With this, or a similar program, running in the background, a user can interrogate any location on the chart to obtain the magnetic variation—even without an ENC loaded for that location. What information you get from that and how you execute the request depends on the specific ECS that has this feature. It could simply report the variation in plain language or present something similar to an ENC pick report. When using this supplemental ECS feature to find variation for a specific date and place, it would be good practice to check that it agrees with the value given in the ENC for the location. 

These details of magnetic variation are important because ship captains are trained to make compass corrections accurate to a few tenths of a degree, which requires correspondingly accurate data. Accurate (point values) of the variation can be found at ngdc.noaa.gov/geomag/WMM. The World Magnetic Model (WMM) used for this is updated every five years. This program provides the variation values shown on ENC, so they should always agree.

Compass navigation is another advantage of ENC over traditional paper charts still in place that are in the process of being discontinued. Most paper charts do not have the latest MAGVAR data, some based on 2010 WMM data or even earlier models.



A Sailor said...

I have a question regarding progression of deviation. Is an increase always further from true north? Or is an increase always further east?

For example -
If the annual increase is 5 minutes, and the deviation is 5 degrees east, then after 2 years, the deviation is 5 degrees 10 minutes. BUT if the increase is 5 minutes & the deviation is 5 degrees WEST, then after 2 years, is the deviation 5 degrees 10 minutes or 4 degrees 50 minutes?

On charts that mark the progression E or W, it is clear to me which way things go. On charts that mark the progression increase or decrease, it is not clear to me because I do not understand if the increase is always east or if it is always further from true north.

David Burch said...

First a clarification. I believe you are referring to variation and how it changes. We do not cover deviation here, and indeed there is no way to make predictions on how deviation changes. (What can further confuse this is, on land variation is called declination, adding a third word!)

A variation of 14º 20’ E marked on a 2023 chart as having annual decrease 9’ means that the variation will be 14º 11’ E in 2024. This would be true for E or W labels. Increase or decrease refers to the numerical value, not the label.
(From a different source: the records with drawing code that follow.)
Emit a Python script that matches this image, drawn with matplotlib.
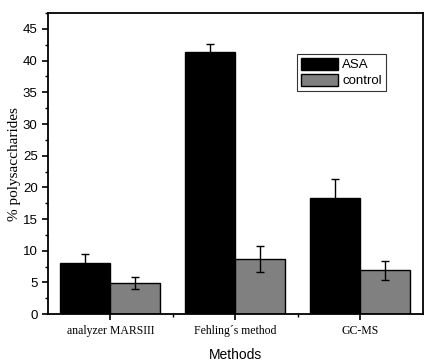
import numpy as np
import matplotlib
matplotlib.use("Agg")
import matplotlib.pyplot as plt
from matplotlib.ticker import MultipleLocator, FixedLocator

methods = ["analyzer MARSIII", "Fehling\u00b4s method", "GC-MS"]
asa = [8.1, 41.3, 18.4]
asa_err = [1.4, 1.3, 3.0]
control = [4.9, 8.7, 6.95]
control_err = [1.0, 2.05, 1.5]

fig = plt.figure(figsize=(4.3, 3.64), dpi=100)
ax = fig.add_axes([0.1116, 0.137, 0.872, 0.827])

x = np.arange(len(methods))
w = 0.4
err_kw = dict(ecolor="black", elinewidth=1.0, capsize=3, capthick=1.0)
ax.bar(x - w / 2, asa, w, yerr=asa_err, color="black", edgecolor="black",
       linewidth=1.0, label="ASA", error_kw=err_kw)
ax.bar(x + w / 2, control, w, yerr=control_err, color="#808080", edgecolor="black",
       linewidth=1.0, label="control", error_kw=err_kw)

ax.set_xlim(-0.5, 2.5)
ax.set_ylim(0, 47.5)
ax.yaxis.set_major_locator(MultipleLocator(5))
ax.yaxis.set_minor_locator(MultipleLocator(2.5))
ax.set_xticks(x)
ax.set_xticklabels(methods, family="Liberation Serif", fontsize=8.5)
ax.xaxis.set_minor_locator(FixedLocator([0.5, 1.5]))
ax.tick_params(axis="both", which="major", direction="out", length=4, width=1.2)
ax.tick_params(axis="both", which="minor", direction="out", length=2.5, width=1.0)
ax.tick_params(axis="y", labelsize=9.5)
for lab in ax.get_yticklabels():
    lab.set_family("Liberation Sans")
for s in ax.spines.values():
    s.set_linewidth(1.3)

ax.set_ylabel("% polysaccharides", family="Liberation Serif", fontsize=11, labelpad=1)
ax.set_xlabel("Methods", family="Liberation Sans", fontsize=10, labelpad=8)

leg = ax.legend(loc="upper left", bbox_to_anchor=(0.665, 0.865), fontsize=9.5,
                frameon=True, fancybox=False, edgecolor="black", borderpad=0.3,
                handlelength=2.8, handleheight=1.0, handletextpad=0.3,
                labelspacing=0.2, borderaxespad=0)
leg.get_frame().set_linewidth(0.8)
for t in leg.get_texts():
    t.set_family("Liberation Sans")

fig.savefig("out.png", dpi=100)
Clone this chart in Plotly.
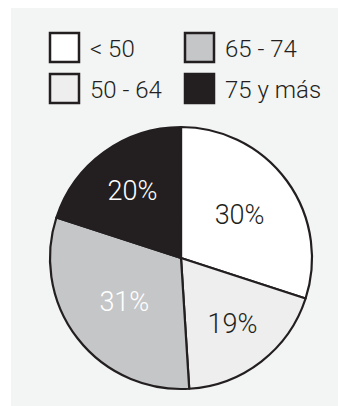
import plotly.graph_objects as go

# Age groups and their share of the total (%)
categories = ["< 50", "50 - 64", "65 - 74", "75 y más"]
shares = [30, 19, 31, 20]
fill_colors = ["#ffffff", "#eeeeee", "#c5c6c8", "#231f20"]
label_colors = ["#231f20", "#231f20", "#ffffff", "#ffffff"]

W, H = 338, 406
INK = "#231f20"
PANEL = "#f3f4f4"
FONT = "Roboto"


def px(x):
    return x / W


def py(y):
    return 1 - y / H


fig = go.Figure(
    go.Pie(
        labels=categories,
        values=shares,
        sort=False,
        direction="clockwise",
        rotation=0,
        marker=dict(colors=fill_colors, line=dict(color=INK, width=2.2)),
        texttemplate="%{value}%",
        textposition="inside",
        insidetextorientation="horizontal",
        insidetextfont=dict(family=FONT, size=27, weight=300,
                            color=label_colors),
        hoverinfo="label+percent",
        showlegend=False,
        domain=dict(x=[px(50), px(312)], y=[py(389), py(127)]),
    )
)

shapes = [
    # light panel behind the chart
    dict(type="rect", xref="paper", yref="paper", layer="below",
         x0=px(11), x1=1.0, y0=0.0, y1=py(8),
         fillcolor=PANEL, line=dict(width=0)),
]
annotations = []

# hand-laid legend: two columns, two rows of square swatches
col_x = [50, 185]
row_y = [33, 74]
box = 29
for i, name in enumerate(categories):
    col, row = i // 2, i % 2
    x0, y0 = col_x[col], row_y[row]
    shapes.append(dict(type="rect", xref="paper", yref="paper",
                       x0=px(x0), x1=px(x0 + box), y0=py(y0 + box), y1=py(y0),
                       fillcolor=fill_colors[i], line=dict(color=INK, width=2.5)))
    annotations.append(dict(text=name, xref="paper", yref="paper",
                            x=px(x0 + box + 9), y=py(y0 + box / 2 + 1),
                            xanchor="left", yanchor="middle", showarrow=False,
                            font=dict(family=FONT, size=24, weight=300, color=INK)))

fig.update_layout(
    width=W, height=H,
    margin=dict(l=0, r=0, t=0, b=0),
    paper_bgcolor="#ffffff",
    plot_bgcolor="#ffffff",
    shapes=shapes,
    annotations=annotations,
)

fig.write_html("out.html")
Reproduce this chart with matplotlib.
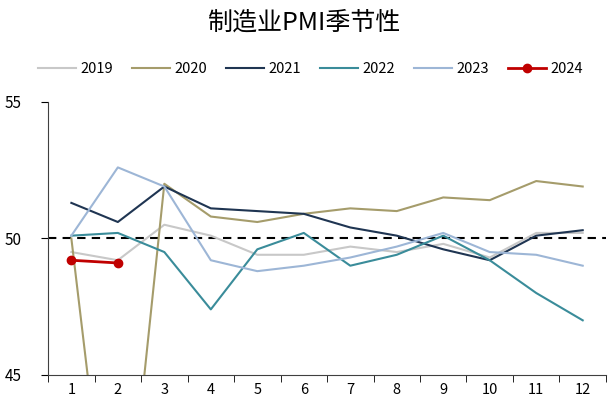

In short, it is simpler than we might guess knowing we add east and subtract west to make the corrections.

A Sailor said...

My apologies for my incorrect terminology, and my thanks to you for the corrections.

I believe that you are saying that an increase is always a move east & a decrease is always a move west. Just to confirm that I understand you correctly, If the variation was marked as 14º 20’ West, rather than East, and the decrease was marked the same 9’, then the following year the variation would be 14º 29’. This is because a decrease is always a move to the west & not always a move closer to a zero variation. Is that correct?

David Burch said...

If i understand the question, the answer is No. The change applies to the direction of the existing variation, not always in a specific direction. Var W increasing is getting more west; Var W decreasing is getting less W. In your example, 14 20 W with annual decrease 9' would be 14 11 w the next year.

A Sailor said...

Thank You. That clears it up for me.